これで要件の「大きな Docker イメージをビルドしたい」と「x86_64 と arm64 の両方のアーキテクチャ向けにビルドしたい」を実現した。Buildx を使ったマルチプラットフォームビルドだといずれかのイメージがエミュレーション環境でビルドされるので時間がかかるのだが、それぞれネイティブな環境を用意したのでエミュレーションオーバーヘッドによる遅さはなくなった。1時間以上かかっていたビルドが約 30 分に短縮できた。これには C6i/g.large というパワフルなインスタンスを使ったおかげもあるが、スポットインスタンスを使うことで、「できるだけビルド時間は短くしたい」を満たしながら「コストをできる限り減らしたい」もできていると思う。 はじめはタスクの起動/停止を簡便化する Lambda を用意していなかったのだが「手間を少なく運用したい」ので追加した。

Self-hosted runner とそれを使った workflow の動き

前回のエントリ(Github Actions の Self-hosted Runner をやってみた)では単に Self-hosted runner を起動してハロワ程度を試しただけだったが、実際に使うものを構築しながらもう少し詳しく調べてみた。

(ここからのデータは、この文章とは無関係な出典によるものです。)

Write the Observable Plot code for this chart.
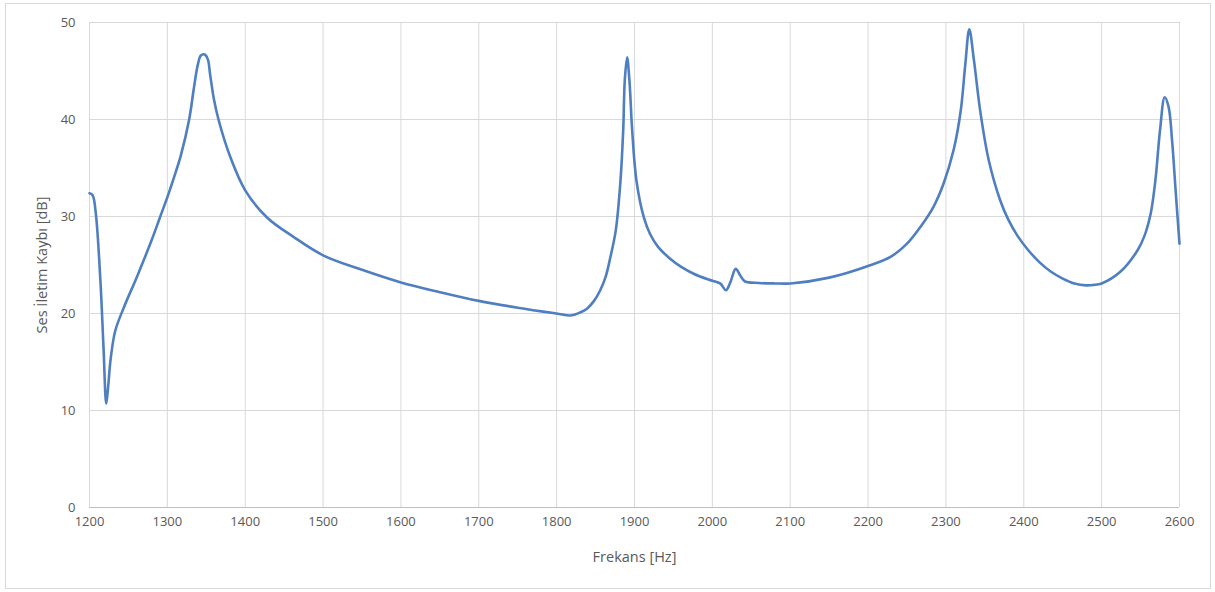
<!DOCTYPE html>
<html>
<head>
<meta charset="utf-8">
<script src="https://cdn.jsdelivr.net/npm/d3@7"></script>
<script src="https://cdn.jsdelivr.net/npm/@observablehq/plot@0.6"></script>
<style>
  html, body { margin: 0; padding: 0; background: #fff; }
  #wrap { position: relative; width: 1215px; height: 592px; overflow: hidden; }
  #frame { position: absolute; left: 5px; top: 3px; width: 1206px; height: 586px; border: 1px solid #d9d9d9; box-sizing: border-box; }
  #chart { position: absolute; left: 0; top: 0; }
</style>
</head>
<body>
<div id="wrap"><div id="frame"></div><div id="chart"></div></div>
<script>
// Frequency [Hz]
const freq = [1200, 1204, 1208, 1214, 1218, 1221.5, 1224, 1227, 1233, 1244, 1261, 1280, 1290, 1300, 1310, 1317, 1328, 1334, 1339, 1343, 1348, 1352, 1355, 1360, 1366, 1381, 1400, 1428, 1462, 1500, 1550, 1600, 1650, 1700, 1750, 1800, 1818, 1830, 1839, 1848, 1856, 1863, 1869, 1876, 1882, 1885.5, 1887.5, 1890.5, 1893.5, 1897, 1902.5, 1912, 1920, 1930, 1945, 1960, 1976, 1995, 2010, 2017.5, 2023, 2030, 2036, 2042, 2060, 2080, 2100, 2150, 2200, 2230, 2250, 2267, 2284, 2297, 2310, 2319, 2325, 2330, 2336, 2344, 2355, 2370, 2380, 2392, 2405, 2420, 2435, 2450, 2465, 2480, 2490, 2500, 2524, 2546, 2555, 2563, 2569, 2575, 2581, 2586, 2590.5, 2595, 2600];
// Transmission loss [dB]
const loss = [32.4, 32.2, 30.4, 23.4, 16.5, 10.7, 12.5, 15.2, 18.2, 20.6, 23.8, 27.6, 29.8, 32.0, 34.4, 36.2, 40.0, 43.2, 45.6, 46.6, 46.7, 46.2, 44.6, 42.0, 39.9, 36.1, 32.7, 29.9, 27.9, 26.0, 24.5, 23.2, 22.2, 21.3, 20.6, 20.0, 19.8, 20.1, 20.5, 21.3, 22.4, 23.8, 25.8, 28.6, 33.7, 38.9, 44.0, 46.4, 44.0, 38.9, 33.7, 29.9, 28.2, 26.9, 25.7, 24.8, 24.1, 23.5, 23.1, 22.4, 23.2, 24.6, 23.9, 23.3, 23.15, 23.1, 23.1, 23.7, 24.9, 25.9, 27.2, 28.9, 31.0, 33.4, 36.9, 40.9, 45.8, 49.3, 46.1, 40.9, 35.8, 31.6, 29.7, 28.0, 26.6, 25.3, 24.3, 23.6, 23.1, 22.9, 22.95, 23.1, 24.3, 26.5, 28.0, 30.3, 33.7, 38.9, 42.3, 41.3, 37.8, 32.7, 27.2];
const xTicks = [1200, 1300, 1400, 1500, 1600, 1700, 1800, 1900, 2000, 2100, 2200, 2300, 2400, 2500, 2600];
const yTicks = [0, 10, 20, 30, 40, 50];

const data = freq.map((f, i) => ({f, v: loss[i]}));

const chart = Plot.plot({
  width: 1215,
  height: 592,
  marginLeft: 89,
  marginRight: 36,
  marginTop: 22,
  marginBottom: 85,
  style: {fontFamily: "'Open Sans', sans-serif", fontSize: "13px", color: "#595959", background: "transparent"},
  x: {domain: [1200, 2600], ticks: xTicks, tickSize: 0, label: null},
  y: {domain: [0, 50], ticks: yTicks, tickSize: 0, label: null},
  marks: [
    Plot.gridX(xTicks, {stroke: "#d9d9d9", strokeOpacity: 1, strokeWidth: 1}),
    Plot.gridY(yTicks, {stroke: "#d9d9d9", strokeOpacity: 1, strokeWidth: 1}),
    Plot.ruleY([0], {stroke: "#bfbfbf", strokeWidth: 1}),
    Plot.axisX({ticks: xTicks, tickSize: 0, tickPadding: 9, tickFormat: d3.format("d"), fill: "#595959", fontSize: 13, label: null}),
    Plot.axisY({ticks: yTicks, tickSize: 0, tickPadding: 14, tickFormat: d3.format("d"), fill: "#595959", fontSize: 13, label: null}),
    Plot.line(data, {x: "f", y: "v", stroke: "#4f7fc0", strokeWidth: 2.6, curve: "catmull-rom", strokeLinejoin: "round"}),
    Plot.text(["Frekans [Hz]"], {frameAnchor: "bottom", lineAnchor: "middle", dy: 50, fill: "#595959", fontSize: 14.5}),
    Plot.text(["Ses İletim Kaybı [dB]"], {frameAnchor: "left", textAnchor: "middle", lineAnchor: "middle", dx: -47, rotate: -90, fill: "#595959", fontSize: 14.5})
  ]
});
document.getElementById("chart").appendChild(chart);
</script>
</body>
</html>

Self-hosted runner のマシンは外部にポートをさらさなくて良い

ドキュメントにも書かれているのだけど、runner は HTTPS long poll により Job の情報を受け取り常に runner 側から Github に通信する。runner にインターネット側から接続できるようにする必要はない。
実際、インターネットとの間に NAT がある家庭用ネットワークの中でも動く。

とすると AWS でも外部からの切断を遮断された Private Subnet で運用できると思う。
しかし、コストを減らすために Public Subnet で運用している。

Private subnet に置いても wrokflow の中で各種ライブラリパッケージや Docker イメージ等をダウンロードすると思うので runner からはインターネット側に通信できる必要がある。
そのためには NAT Gateway が必要になるが NAT Gateway は存在するだけで料金がかかるし、それ経由の通信が割高だからだ。
まあ、Public IP が付くとはいえ、外部からの接続は制限しているし、起動しているのは Job 実行の間だけだし良いだろう。

workflow の実行時に Self-hosted runner は起動していなくても良い

workflow から Self-hosted runner を使う Job を実行する前に runner を起動しておいたほうがスムーズではあるば、予め起動しておくことは MUST ではない。

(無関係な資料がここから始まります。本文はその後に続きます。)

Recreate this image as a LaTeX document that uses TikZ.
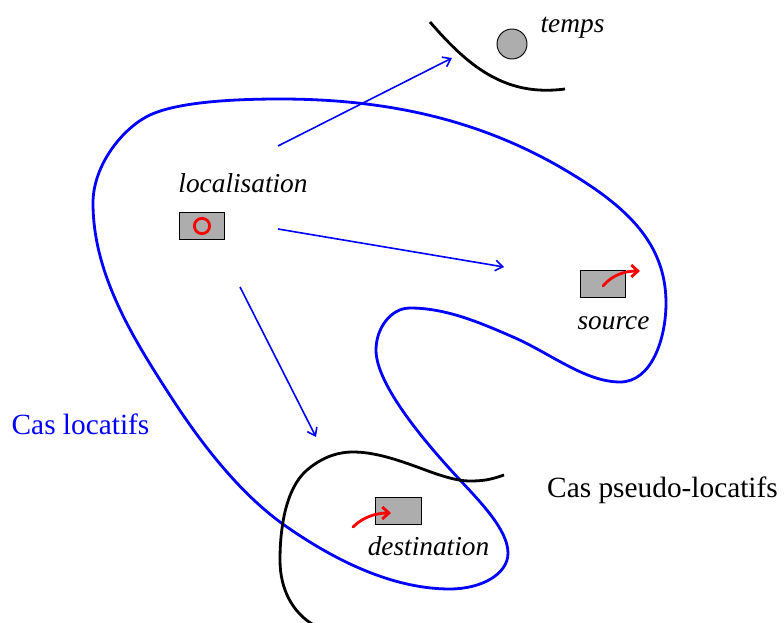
\documentclass[tikz,border=0pt]{standalone}
\usepackage{fontspec}
\usetikzlibrary{arrows.meta}
\setmainfont{Liberation Serif}

\begin{document}
\begin{tikzpicture}[x=0.75pt,y=-0.75pt,
    blueline/.style ={blue, line width=2.1pt},
    blackline/.style ={black, line width=2.1pt},
    flowarrow/.style ={blue, line width=1.2pt, -{Straight Barb[length=5.5pt,width=8pt]}},
    movearrow/.style ={red, line width=2.1pt, line cap=round, -{Straight Barb[length=5pt,width=9pt]}},
    placebox/.style ={rectangle, draw, fill=black!32, minimum width=34pt, minimum height=20pt, inner sep=0pt, line width=0.7pt},
    caption/.style ={font=\fontsize{20.5}{24}\selectfont\itshape, inner sep=0pt},
    grouplabel/.style ={font=\fontsize{22}{26}\selectfont, inner sep=0pt}]
   \useasboundingbox (0,0) rectangle (784,623);

   % cas locatifs
   \draw[blueline] (280,99) .. controls (380,99) and (473,117) .. (560,167)
      .. controls (622,203) and (666,240) .. (666,303)
      .. controls (666,338) and (652,382) .. (620,382)
      .. controls (585,382) and (550,353) .. (513,337)
      .. controls (480,322.6) and (446,308) .. (410,308)
      .. controls (391,308) and (376,328) .. (376,350)
      .. controls (376,385) and (426,443.5) .. (460,480)
      .. controls (480,501.6) and (508,530) .. (508,553)
      .. controls (508,575) and (480,589) .. (450,589)
      .. controls (392,589) and (334.6,560) .. (287,527)
      .. controls (242,496) and (203,446) .. (173,400)
      .. controls (134,340) and (93,275) .. (93,203)
      .. controls (93,165) and (123,127.6) .. (150,115)
      .. controls (177,102.4) and (230,99) .. (280,99) -- cycle;

   % cas pseudo-locatifs
   \draw[blackline] (430,22) .. controls (468,66) and (505,97) .. (565,89);
   \draw[blackline] (504,475) .. controls (490,480) and (482,481) .. (470,481)
      .. controls (455,481) and (436,474) .. (420,468)
      .. controls (398,460) and (375,452) .. (353,452)
      .. controls (335,452) and (320,459) .. (307,470)
      .. controls (285,489) and (280,530) .. (280,560)
      .. controls (280,590) and (293,612) .. (312,624);

   \node[placebox] (localisationbox) at (202,226) {};
   \node[placebox] (sourcebox) at (603,284) {};
   \node[placebox] (destinationbox) at (398.5,511) {};
   \node[circle, draw, fill=black!32, minimum size=22.5pt, inner sep=0pt, line width=0.7pt] (tempscircle) at (512,44) {};
   \node[circle, draw=red, line width=2.1pt, minimum size=11.5pt, inner sep=0pt] (localisationmark) at (202,226) {};

   \node[caption] (localisation) at (243,183) {localisation};
   \node[caption] (source) at (613.5,323) {source};
   \node[caption] (destination) at (428.5,546) {destination};
   \node[caption] (temps) at (572.5,28) {temps};
   \node[grouplabel, text=blue] (locatifs) at (80.5,424) {Cas locatifs};
   \node[grouplabel] (pseudo) at (662.5,490) {Cas pseudo-locatifs};

   \coordinate (fromtemps) at (278,146);
   \coordinate (totemps) at (452,58);
   \coordinate (fromsource) at (278,229);
   \coordinate (tosource) at (504,267);
   \coordinate (fromdest) at (240,287);
   \coordinate (todest) at (316,437);
   \draw[flowarrow] (fromtemps) -- (totemps);
   \draw[flowarrow] (fromsource) -- (tosource);
   \draw[flowarrow] (fromdest) -- (todest);

   \coordinate (sourcestart) at (603,286);
   \coordinate (sourceend) at (640,271);
   \coordinate (deststart) at (353,527);
   \coordinate (destend) at (391,513);
   \draw[movearrow] (sourcestart) .. controls (612,275) and (625,271) .. (sourceend);
   \draw[movearrow] (deststart) .. controls (363,517) and (376,513) .. (destend);
\end{tikzpicture}
\end{document}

workflow の Job は一旦キューイングされる。なので、キューイング時点で runner が起動していなくても runner が起動した時点でキューから Job を取得し処理される。なおドキュメント によると最大 24 時間キューに留めることができる。

今は手動で Self-hosted runner のタスクを上げ下げしているが、運用の仕方がパターン化してくれば自動化してもいいかもしれないと思っている。runner を起動する Job を追加して ephemeral (Job を処理したら自ら終了する)モードの runner の起動すれば Job 終了とともに runner も終了するので起動/停止が自動化できそう。

自動アップデート機能搭載

Github runner は自動アップデート機能を備えている。
以前はうまく起動していた runner の ECS タスクが起動直後に落ちるようになったので調べると起動時にアップデートがあれば自動的にダウンロードして、再起動していた。
再起動のためにプロセスが終了するのでその時点でコンテナも終了し、タスクが落ちていたというわけだ。

それ自体は便利な機能なのだけど、コンテナでの運用を考えるとそのためにコンテナが落ちるのは困る。 自動アップデートを無効化するには runner を設定する際に --disableupdate オプションを付ければよい。

まとめ

Self-hosted runner を利用してビルドできるようになった。
それだけでなくビルド時間も1時間以上 → 約 30 分と短縮できた。

管理も Github 側で Job の進行状況も確認できるし、ログも参照できる。
運用の手間も最小にできたと思うし、自動化の目処もある。
安いリージョン(us-east-1)での運用とスポットインスタンスの利用でコストも抑えられたと思う。

参考


  1. GitHub Container Registry

  2. エラーが発生したりはないが、ビルド時間が Github action の実行時間制限を超えてしまった。時間がかかるのは Arm64 向けのビルドが QEMU のエミュ環境になるからだと思われる。

  3. Supported runners and hardware resources

  4. AWS Console はログインが維持される時間が長くないのでしょっちゅうログイン操作を求められている。なので進捗やログ確認目的で開くのはめんどくさい。

  5. この点においてはリソース確保と開放を自動でやってくれる CodeBuild は便利だと思う。

  6. Fargate はそもそも特権モードでコンテナ起動できないのも採用できない理由だった。しかしkaniko という OSS を使うと特権モードでなくてもイメージをビルドできるらしい(Amazon ECS on AWS Fargate を利用したコンテナイメージのビルド | Amazon Web Services ブログ)。kaniko でイメージをビルドする Github action もあるようなのでそのうち試してみたい。